--- Start EXERCISE MATERIALS ---
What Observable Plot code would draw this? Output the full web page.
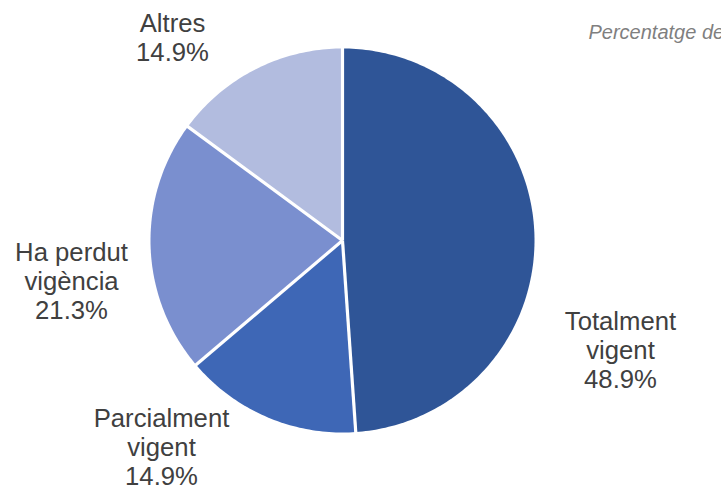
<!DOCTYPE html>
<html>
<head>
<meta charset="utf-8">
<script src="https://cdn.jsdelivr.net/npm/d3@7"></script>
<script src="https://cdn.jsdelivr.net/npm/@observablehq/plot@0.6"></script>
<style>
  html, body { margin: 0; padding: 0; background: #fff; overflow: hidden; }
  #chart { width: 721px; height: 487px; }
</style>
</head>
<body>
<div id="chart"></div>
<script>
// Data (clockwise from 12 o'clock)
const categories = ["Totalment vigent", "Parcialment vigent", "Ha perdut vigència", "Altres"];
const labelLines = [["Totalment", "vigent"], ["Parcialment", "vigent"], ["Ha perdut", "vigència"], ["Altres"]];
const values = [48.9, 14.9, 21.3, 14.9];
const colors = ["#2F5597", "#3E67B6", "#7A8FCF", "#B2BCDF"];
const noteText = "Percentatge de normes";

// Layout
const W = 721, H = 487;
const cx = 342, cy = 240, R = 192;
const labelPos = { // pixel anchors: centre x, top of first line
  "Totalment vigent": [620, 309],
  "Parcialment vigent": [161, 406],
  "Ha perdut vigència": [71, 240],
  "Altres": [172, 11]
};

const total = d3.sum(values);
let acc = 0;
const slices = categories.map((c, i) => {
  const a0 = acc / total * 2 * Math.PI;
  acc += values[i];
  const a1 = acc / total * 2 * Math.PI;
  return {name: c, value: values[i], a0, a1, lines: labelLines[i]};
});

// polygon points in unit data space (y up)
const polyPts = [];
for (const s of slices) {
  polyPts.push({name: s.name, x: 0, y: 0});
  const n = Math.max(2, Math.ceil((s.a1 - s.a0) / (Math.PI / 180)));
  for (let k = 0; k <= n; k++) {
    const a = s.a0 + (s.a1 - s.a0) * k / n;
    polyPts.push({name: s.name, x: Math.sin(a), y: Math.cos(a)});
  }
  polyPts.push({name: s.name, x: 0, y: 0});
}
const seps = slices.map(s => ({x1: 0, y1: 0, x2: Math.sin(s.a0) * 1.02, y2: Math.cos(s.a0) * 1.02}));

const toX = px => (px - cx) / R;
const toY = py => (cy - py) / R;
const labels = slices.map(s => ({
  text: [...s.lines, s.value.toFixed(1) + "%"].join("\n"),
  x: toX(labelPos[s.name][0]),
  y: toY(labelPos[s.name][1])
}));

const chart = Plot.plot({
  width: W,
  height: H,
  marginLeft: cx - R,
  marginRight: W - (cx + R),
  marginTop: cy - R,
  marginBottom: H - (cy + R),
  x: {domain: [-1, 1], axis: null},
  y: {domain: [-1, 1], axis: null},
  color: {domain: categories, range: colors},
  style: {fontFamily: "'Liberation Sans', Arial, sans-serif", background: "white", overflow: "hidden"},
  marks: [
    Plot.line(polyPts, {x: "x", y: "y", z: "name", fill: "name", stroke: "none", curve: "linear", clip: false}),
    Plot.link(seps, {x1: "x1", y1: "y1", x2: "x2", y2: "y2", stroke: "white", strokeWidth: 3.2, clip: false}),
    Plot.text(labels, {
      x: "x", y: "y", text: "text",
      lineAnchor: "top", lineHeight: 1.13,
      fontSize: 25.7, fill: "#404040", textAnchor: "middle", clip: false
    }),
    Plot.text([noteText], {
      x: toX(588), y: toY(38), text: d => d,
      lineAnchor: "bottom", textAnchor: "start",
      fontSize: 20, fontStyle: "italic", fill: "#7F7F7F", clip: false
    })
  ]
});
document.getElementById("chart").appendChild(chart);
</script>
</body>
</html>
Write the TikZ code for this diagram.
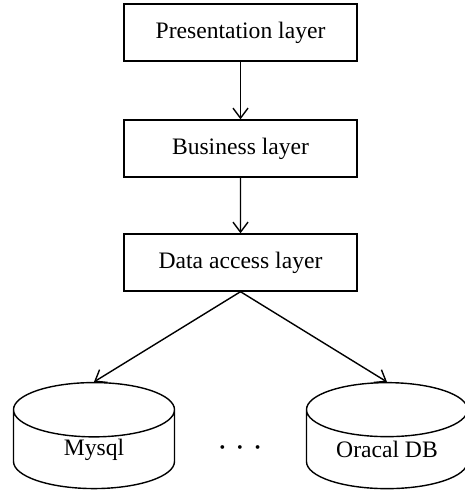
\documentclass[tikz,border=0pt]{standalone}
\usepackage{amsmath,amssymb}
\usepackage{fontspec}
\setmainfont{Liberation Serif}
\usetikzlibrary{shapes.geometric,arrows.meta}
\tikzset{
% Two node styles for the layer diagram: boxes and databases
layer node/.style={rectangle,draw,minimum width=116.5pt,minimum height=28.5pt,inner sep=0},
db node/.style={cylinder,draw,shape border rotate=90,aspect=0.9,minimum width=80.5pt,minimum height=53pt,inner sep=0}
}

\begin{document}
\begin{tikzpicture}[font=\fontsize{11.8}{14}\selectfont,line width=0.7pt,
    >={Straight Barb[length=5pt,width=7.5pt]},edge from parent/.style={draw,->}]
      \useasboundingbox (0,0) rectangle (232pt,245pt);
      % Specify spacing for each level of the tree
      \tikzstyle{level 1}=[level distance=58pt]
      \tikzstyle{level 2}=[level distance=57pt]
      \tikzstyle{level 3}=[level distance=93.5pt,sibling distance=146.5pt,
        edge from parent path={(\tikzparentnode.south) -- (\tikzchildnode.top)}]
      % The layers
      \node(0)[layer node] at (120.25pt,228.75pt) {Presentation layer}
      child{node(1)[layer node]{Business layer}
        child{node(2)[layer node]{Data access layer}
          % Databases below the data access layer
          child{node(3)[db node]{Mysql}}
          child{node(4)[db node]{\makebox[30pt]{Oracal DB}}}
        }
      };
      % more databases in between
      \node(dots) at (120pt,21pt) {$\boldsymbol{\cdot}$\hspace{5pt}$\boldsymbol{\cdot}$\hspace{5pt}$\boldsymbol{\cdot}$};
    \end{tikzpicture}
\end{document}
--- End EXERCISE MATERIALS ---
**GIVEN REQUEST:** Using the data above, write out every line exactly, leaving the images behind.

**THE COMPLETED TASK:**
What Observable Plot code would draw this? Output the full web page.
<!DOCTYPE html>
<html>
<head>
<meta charset="utf-8">
<script src="https://cdn.jsdelivr.net/npm/d3@7"></script>
<script src="https://cdn.jsdelivr.net/npm/@observablehq/plot@0.6"></script>
<style>
  html, body { margin: 0; padding: 0; background: #fff; overflow: hidden; }
  #chart { width: 721px; height: 487px; }
</style>
</head>
<body>
<div id="chart"></div>
<script>
// Data (clockwise from 12 o'clock)
const categories = ["Totalment vigent", "Parcialment vigent", "Ha perdut vigència", "Altres"];
const labelLines = [["Totalment", "vigent"], ["Parcialment", "vigent"], ["Ha perdut", "vigència"], ["Altres"]];
const values = [48.9, 14.9, 21.3, 14.9];
const colors = ["#2F5597", "#3E67B6", "#7A8FCF", "#B2BCDF"];
const noteText = "Percentatge de normes";

// Layout
const W = 721, H = 487;
const cx = 342, cy = 240, R = 192;
const labelPos = { // pixel anchors: centre x, top of first line
  "Totalment vigent": [620, 309],
  "Parcialment vigent": [161, 406],
  "Ha perdut vigència": [71, 240],
  "Altres": [172, 11]
};

const total = d3.sum(values);
let acc = 0;
const slices = categories.map((c, i) => {
  const a0 = acc / total * 2 * Math.PI;
  acc += values[i];
  const a1 = acc / total * 2 * Math.PI;
  return {name: c, value: values[i], a0, a1, lines: labelLines[i]};
});

// polygon points in unit data space (y up)
const polyPts = [];
for (const s of slices) {
  polyPts.push({name: s.name, x: 0, y: 0});
  const n = Math.max(2, Math.ceil((s.a1 - s.a0) / (Math.PI / 180)));
  for (let k = 0; k <= n; k++) {
    const a = s.a0 + (s.a1 - s.a0) * k / n;
    polyPts.push({name: s.name, x: Math.sin(a), y: Math.cos(a)});
  }
  polyPts.push({name: s.name, x: 0, y: 0});
}
const seps = slices.map(s => ({x1: 0, y1: 0, x2: Math.sin(s.a0) * 1.02, y2: Math.cos(s.a0) * 1.02}));

const toX = px => (px - cx) / R;
const toY = py => (cy - py) / R;
const labels = slices.map(s => ({
  text: [...s.lines, s.value.toFixed(1) + "%"].join("\n"),
  x: toX(labelPos[s.name][0]),
  y: toY(labelPos[s.name][1])
}));

const chart = Plot.plot({
  width: W,
  height: H,
  marginLeft: cx - R,
  marginRight: W - (cx + R),
  marginTop: cy - R,
  marginBottom: H - (cy + R),
  x: {domain: [-1, 1], axis: null},
  y: {domain: [-1, 1], axis: null},
  color: {domain: categories, range: colors},
  style: {fontFamily: "'Liberation Sans', Arial, sans-serif", background: "white", overflow: "hidden"},
  marks: [
    Plot.line(polyPts, {x: "x", y: "y", z: "name", fill: "name", stroke: "none", curve: "linear", clip: false}),
    Plot.link(seps, {x1: "x1", y1: "y1", x2: "x2", y2: "y2", stroke: "white", strokeWidth: 3.2, clip: false}),
    Plot.text(labels, {
      x: "x", y: "y", text: "text",
      lineAnchor: "top", lineHeight: 1.13,
      fontSize: 25.7, fill: "#404040", textAnchor: "middle", clip: false
    }),
    Plot.text([noteText], {
      x: toX(588), y: toY(38), text: d => d,
      lineAnchor: "bottom", textAnchor: "start",
      fontSize: 20, fontStyle: "italic", fill: "#7F7F7F", clip: false
    })
  ]
});
document.getElementById("chart").appendChild(chart);
</script>
</body>
</html>
Write the TikZ code for this diagram.
\documentclass[tikz,border=0pt]{standalone}
\usepackage{amsmath,amssymb}
\usepackage{fontspec}
\setmainfont{Liberation Serif}
\usetikzlibrary{shapes.geometric,arrows.meta}
\tikzset{
% Two node styles for the layer diagram: boxes and databases
layer node/.style={rectangle,draw,minimum width=116.5pt,minimum height=28.5pt,inner sep=0},
db node/.style={cylinder,draw,shape border rotate=90,aspect=0.9,minimum width=80.5pt,minimum height=53pt,inner sep=0}
}

\begin{document}
\begin{tikzpicture}[font=\fontsize{11.8}{14}\selectfont,line width=0.7pt,
    >={Straight Barb[length=5pt,width=7.5pt]},edge from parent/.style={draw,->}]
      \useasboundingbox (0,0) rectangle (232pt,245pt);
      % Specify spacing for each level of the tree
      \tikzstyle{level 1}=[level distance=58pt]
      \tikzstyle{level 2}=[level distance=57pt]
      \tikzstyle{level 3}=[level distance=93.5pt,sibling distance=146.5pt,
        edge from parent path={(\tikzparentnode.south) -- (\tikzchildnode.top)}]
      % The layers
      \node(0)[layer node] at (120.25pt,228.75pt) {Presentation layer}
      child{node(1)[layer node]{Business layer}
        child{node(2)[layer node]{Data access layer}
          % Databases below the data access layer
          child{node(3)[db node]{Mysql}}
          child{node(4)[db node]{\makebox[30pt]{Oracal DB}}}
        }
      };
      % more databases in between
      \node(dots) at (120pt,21pt) {$\boldsymbol{\cdot}$\hspace{5pt}$\boldsymbol{\cdot}$\hspace{5pt}$\boldsymbol{\cdot}$};
    \end{tikzpicture}
\end{document}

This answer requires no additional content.